FDA Approves Abemaciclib (Verzenio) for Advanced HR+ Breast Cancer

Nick Mulcahy


September 28, 2017

The US Food and Drug Administration (FDA) today approved abemaciclib (Verzenio, Eli Lilly) for the treatment of hormone receptor (HR)–positive, human epidermal growth factor receptor 2 (HER2)–negative advanced or metastatic breast cancer that has progressed after endocrine therapy.

Abemaciclib is approved in combination with the endocrine therapy fulvestrant.

The agent becomes the third approved cyclin-dependent kinase (CDK) 4/6 inhibitor, a new class of drugs for use in breast cancer. Already on the market are palbociclib (Ibrance, Pfizer) and ribociclib (Kisqali, Novartis).

But abemaciclib has a unique feature among the three, explained the FDA in today's announcement.

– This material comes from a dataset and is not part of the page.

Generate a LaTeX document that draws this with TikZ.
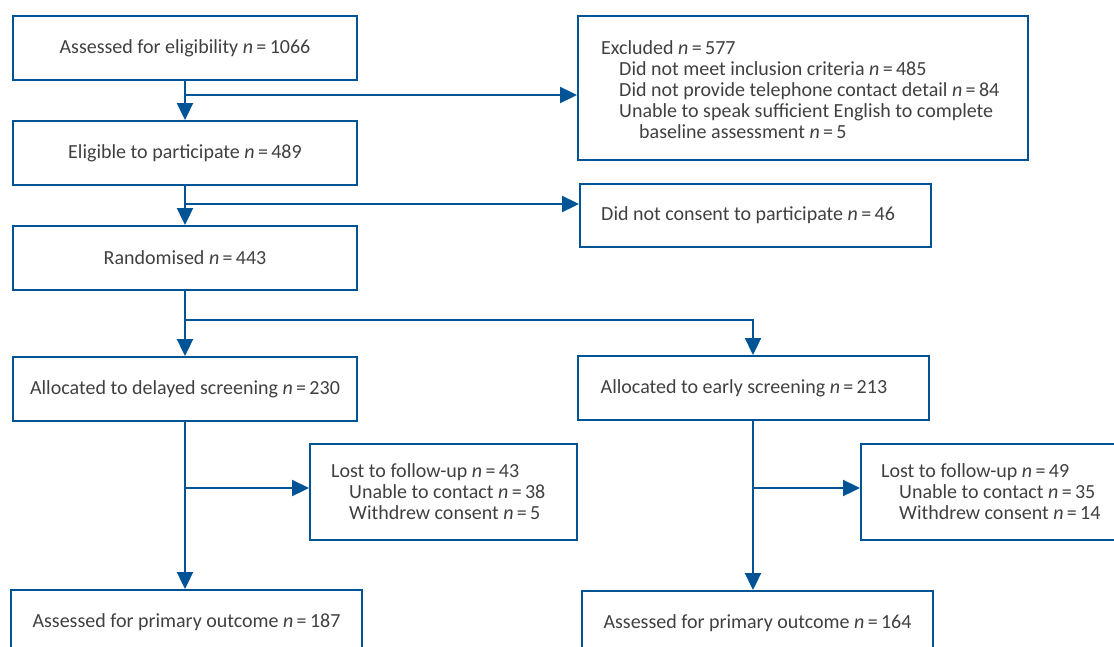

"Verzenio provides a new targeted treatment option for certain patients with breast cancer who are not responding to treatment, and unlike other drugs in the class, it can be given as a stand-alone treatment to patients who were previously treated with endocrine therapy and chemotherapy," said Richard Pazdur, MD, director of the FDA's Oncology Center of Excellence and acting director of the Office of Hematology and Oncology Products in the FDA's Center for Drug Evaluation and Research.

The new approval is based in part on results from the MONARCH 2 clinical trial. In the trial, abemaciclib in combination with fulvestrant were compared with placebo and fulvestrant in a randomized trial of 669 patients with HR-positive, HER2-negative breast cancer who had progressed on endocrine therapy and had not received chemotherapy since the cancer had metastasized.

The median progression-free survival was 16.4 months for patients receiving abemaciclib and fulvestrant vs 9.3 months for patients receiving placebo and fulvestrant.

In a separate single-group trial, abemaciclib was evaluated as a stand-alone treatment among 132 patients with HR-positive, HER2-negative metastatic breast cancer that had progressed after endocrine therapy and chemotherapy.

In the study, the objective response rate was 19.7% and the median duration of response was 8.6 months.

In terms of adverse events, data from three clinical trials of abemaciclib indicate that patients who receive abemaciclib have more diarrhea and less neutropenia than those receiving the other two CDK 4/6 inhibitors, as reported by Medscape Medical News.

According to the FDA, the most common adverse effects of abemaciclib include diarrhea, neutropenia, leukopenia, nausea, abdominal pain, infections, fatigue, anemia, decreased appetite, vomiting, and headache.

Serious adverse events seen with abemaciclib include diarrhea, neutropenia, elevated liver blood test results, and deep venous thrombosis/pulmonary embolism. Abemaciclib is contraindicated during pregnancy because it is teratogenic.